Only the pictures are to be left out; set down the rest of the records exactly.

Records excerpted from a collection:
※

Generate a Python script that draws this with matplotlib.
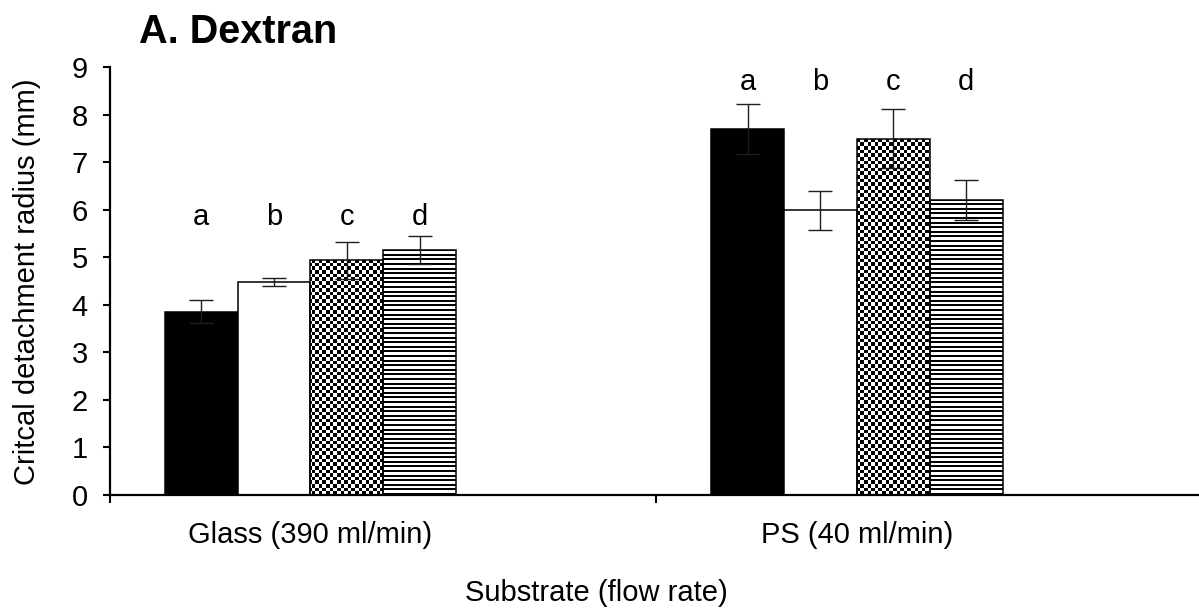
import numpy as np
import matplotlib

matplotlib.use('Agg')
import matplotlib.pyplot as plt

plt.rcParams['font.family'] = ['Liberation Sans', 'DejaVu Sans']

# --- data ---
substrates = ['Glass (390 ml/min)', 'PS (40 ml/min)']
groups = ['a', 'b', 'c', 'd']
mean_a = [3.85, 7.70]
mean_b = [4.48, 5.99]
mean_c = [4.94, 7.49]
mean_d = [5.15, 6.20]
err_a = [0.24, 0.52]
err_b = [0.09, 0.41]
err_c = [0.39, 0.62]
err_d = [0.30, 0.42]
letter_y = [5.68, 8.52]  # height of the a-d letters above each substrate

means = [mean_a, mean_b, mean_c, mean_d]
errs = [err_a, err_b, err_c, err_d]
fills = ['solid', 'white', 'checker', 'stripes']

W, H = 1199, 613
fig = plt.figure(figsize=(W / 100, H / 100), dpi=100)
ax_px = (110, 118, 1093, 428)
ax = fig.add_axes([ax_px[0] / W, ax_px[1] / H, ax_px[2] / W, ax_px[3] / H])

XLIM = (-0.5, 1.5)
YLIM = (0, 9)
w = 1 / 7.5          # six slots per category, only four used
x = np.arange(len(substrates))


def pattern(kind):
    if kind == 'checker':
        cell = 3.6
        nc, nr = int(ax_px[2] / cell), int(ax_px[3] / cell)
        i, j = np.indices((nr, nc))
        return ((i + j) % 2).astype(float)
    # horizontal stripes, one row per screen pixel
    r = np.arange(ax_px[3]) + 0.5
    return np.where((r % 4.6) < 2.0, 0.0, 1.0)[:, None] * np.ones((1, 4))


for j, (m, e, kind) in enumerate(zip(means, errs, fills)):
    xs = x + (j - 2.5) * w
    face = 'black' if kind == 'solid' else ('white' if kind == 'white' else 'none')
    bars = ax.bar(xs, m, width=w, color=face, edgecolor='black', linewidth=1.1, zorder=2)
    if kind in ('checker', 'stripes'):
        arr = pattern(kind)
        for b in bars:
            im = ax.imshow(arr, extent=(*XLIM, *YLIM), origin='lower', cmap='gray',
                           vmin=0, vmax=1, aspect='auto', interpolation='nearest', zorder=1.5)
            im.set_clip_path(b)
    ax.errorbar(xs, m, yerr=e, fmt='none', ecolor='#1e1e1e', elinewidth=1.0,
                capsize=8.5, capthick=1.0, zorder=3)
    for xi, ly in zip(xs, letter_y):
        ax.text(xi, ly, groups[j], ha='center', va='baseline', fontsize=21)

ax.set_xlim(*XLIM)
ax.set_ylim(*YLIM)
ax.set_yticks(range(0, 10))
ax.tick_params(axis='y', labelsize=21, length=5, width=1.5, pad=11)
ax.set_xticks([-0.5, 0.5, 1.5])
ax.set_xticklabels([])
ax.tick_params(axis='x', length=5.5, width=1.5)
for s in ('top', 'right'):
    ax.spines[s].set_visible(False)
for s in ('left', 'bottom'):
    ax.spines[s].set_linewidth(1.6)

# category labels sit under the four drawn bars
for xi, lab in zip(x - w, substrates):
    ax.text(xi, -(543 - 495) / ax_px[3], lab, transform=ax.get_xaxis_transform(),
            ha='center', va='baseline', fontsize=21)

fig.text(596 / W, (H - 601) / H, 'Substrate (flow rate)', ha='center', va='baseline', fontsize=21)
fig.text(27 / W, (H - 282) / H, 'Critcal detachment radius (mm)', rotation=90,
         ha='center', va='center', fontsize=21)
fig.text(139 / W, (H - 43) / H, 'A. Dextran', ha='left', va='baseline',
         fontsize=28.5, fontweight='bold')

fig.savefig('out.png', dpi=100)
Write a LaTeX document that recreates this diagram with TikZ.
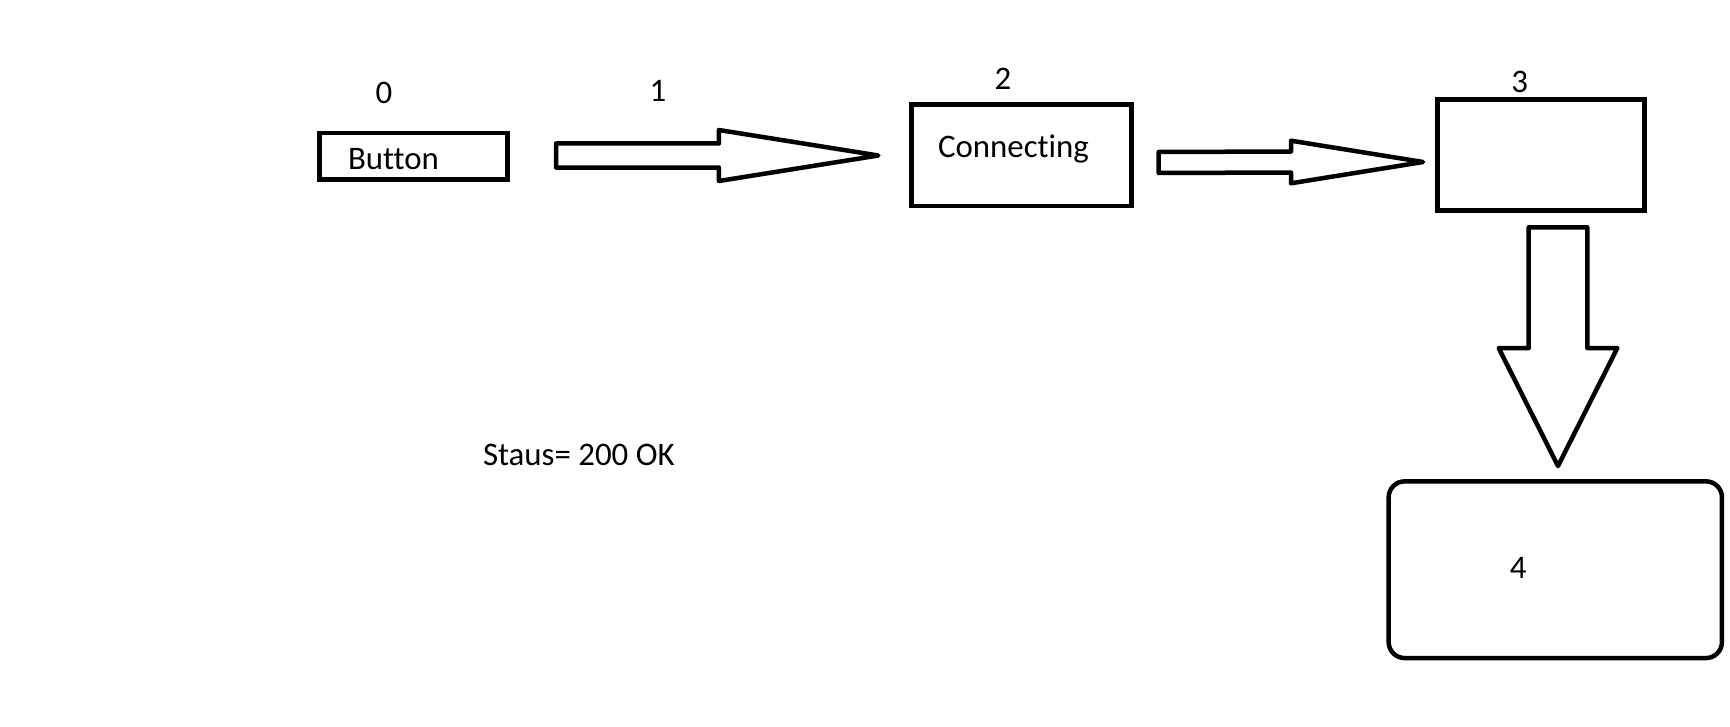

※

== OUTPUT FOR THIS TASK ==
Generate a Python script that draws this with matplotlib.
import numpy as np
import matplotlib

matplotlib.use('Agg')
import matplotlib.pyplot as plt

plt.rcParams['font.family'] = ['Liberation Sans', 'DejaVu Sans']

# --- data ---
substrates = ['Glass (390 ml/min)', 'PS (40 ml/min)']
groups = ['a', 'b', 'c', 'd']
mean_a = [3.85, 7.70]
mean_b = [4.48, 5.99]
mean_c = [4.94, 7.49]
mean_d = [5.15, 6.20]
err_a = [0.24, 0.52]
err_b = [0.09, 0.41]
err_c = [0.39, 0.62]
err_d = [0.30, 0.42]
letter_y = [5.68, 8.52]  # height of the a-d letters above each substrate

means = [mean_a, mean_b, mean_c, mean_d]
errs = [err_a, err_b, err_c, err_d]
fills = ['solid', 'white', 'checker', 'stripes']

W, H = 1199, 613
fig = plt.figure(figsize=(W / 100, H / 100), dpi=100)
ax_px = (110, 118, 1093, 428)
ax = fig.add_axes([ax_px[0] / W, ax_px[1] / H, ax_px[2] / W, ax_px[3] / H])

XLIM = (-0.5, 1.5)
YLIM = (0, 9)
w = 1 / 7.5          # six slots per category, only four used
x = np.arange(len(substrates))


def pattern(kind):
    if kind == 'checker':
        cell = 3.6
        nc, nr = int(ax_px[2] / cell), int(ax_px[3] / cell)
        i, j = np.indices((nr, nc))
        return ((i + j) % 2).astype(float)
    # horizontal stripes, one row per screen pixel
    r = np.arange(ax_px[3]) + 0.5
    return np.where((r % 4.6) < 2.0, 0.0, 1.0)[:, None] * np.ones((1, 4))


for j, (m, e, kind) in enumerate(zip(means, errs, fills)):
    xs = x + (j - 2.5) * w
    face = 'black' if kind == 'solid' else ('white' if kind == 'white' else 'none')
    bars = ax.bar(xs, m, width=w, color=face, edgecolor='black', linewidth=1.1, zorder=2)
    if kind in ('checker', 'stripes'):
        arr = pattern(kind)
        for b in bars:
            im = ax.imshow(arr, extent=(*XLIM, *YLIM), origin='lower', cmap='gray',
                           vmin=0, vmax=1, aspect='auto', interpolation='nearest', zorder=1.5)
            im.set_clip_path(b)
    ax.errorbar(xs, m, yerr=e, fmt='none', ecolor='#1e1e1e', elinewidth=1.0,
                capsize=8.5, capthick=1.0, zorder=3)
    for xi, ly in zip(xs, letter_y):
        ax.text(xi, ly, groups[j], ha='center', va='baseline', fontsize=21)

ax.set_xlim(*XLIM)
ax.set_ylim(*YLIM)
ax.set_yticks(range(0, 10))
ax.tick_params(axis='y', labelsize=21, length=5, width=1.5, pad=11)
ax.set_xticks([-0.5, 0.5, 1.5])
ax.set_xticklabels([])
ax.tick_params(axis='x', length=5.5, width=1.5)
for s in ('top', 'right'):
    ax.spines[s].set_visible(False)
for s in ('left', 'bottom'):
    ax.spines[s].set_linewidth(1.6)

# category labels sit under the four drawn bars
for xi, lab in zip(x - w, substrates):
    ax.text(xi, -(543 - 495) / ax_px[3], lab, transform=ax.get_xaxis_transform(),
            ha='center', va='baseline', fontsize=21)

fig.text(596 / W, (H - 601) / H, 'Substrate (flow rate)', ha='center', va='baseline', fontsize=21)
fig.text(27 / W, (H - 282) / H, 'Critcal detachment radius (mm)', rotation=90,
         ha='center', va='center', fontsize=21)
fig.text(139 / W, (H - 43) / H, 'A. Dextran', ha='left', va='baseline',
         fontsize=28.5, fontweight='bold')

fig.savefig('out.png', dpi=100)
Write a LaTeX document that recreates this diagram with TikZ.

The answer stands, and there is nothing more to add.